Since gaining access to the house, we’ve taken every available opportunity to learn more about Clandon. We want to understand more about how and when it was constructed and how it has changed through the centuries. This additional knowledge will help us to build a new future for the house which acknowledges its past.
Mysteries of the Butler's Room
Following the fire we’ve numbered each of Clandons rooms. Room B14, tucked away in the south-east corner, was referred to as the Butler’s room in 1899.
Once the debris had been removed from B14 it was immediately clear that the floor was different. The stone in the other floors in the basement survived largely intact. But here we saw exposed chalk, pieces of embedded brick and tile, and bands of darker soil, perhaps indicating under-floor drains.
For the first time we were able to see what sits below the thick brick walls of Clandon. This offered us the chance to find evidence of the building which historic documents tell us was here before the Palladian mansion.
We’ve excavated a number of small pits to test our theories, revealing a complex network of intercutting drains fanning out across the chalk bedrock. When the current house was built a set of cylindrical drains were added to remove waste water from the kitchens and laundry rooms.
In the 19th century the chalk bedrock which formed this floor was levelled, the old drains were removed and a new set added beneath a timber floor. This is the only room in the basement where a raised timber floor was added instead of the Purbeck limestone slabs used elsewhere.
Evidence of the Jacobean House
Perhaps the most interesting feature was another set of drains. Based on their size and the composition the bricks and re-used roof tiles, we've been able to date the drains to the 16th or 17th centuries. The brown mortar bonding the brick and re-used roof tiles together adds further weight to the dating of these drains. We’re now confident that these are from an earlier period than the current building.
" For the first time we have physical evidence of the Jacobean house which preceded the current building."

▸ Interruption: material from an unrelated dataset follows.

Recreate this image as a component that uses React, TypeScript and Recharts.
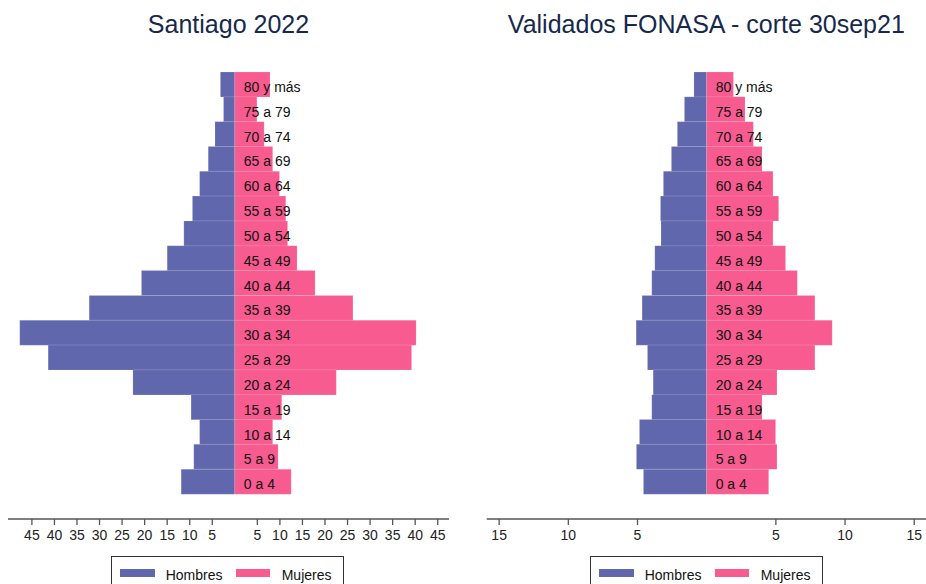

The offshoots of this early drainage system are aligned with the thin-walled window openings of the current building. This supports our suspicion that Leoni’s 18th century Palladian structure was located on the footprint of the original house.
Built on solid foundations?
Interestingly, and rather unusually, the excavations have revealed that Clandon has no foundations. Its immense brick walls simply sit on the chalk bedrock. Despite this the building has already proved it was built to last.
With each investigation we undertake, Clandon reveals more of its secrets. No doubt further revelations await and we’ll keep you posted on our discoveries.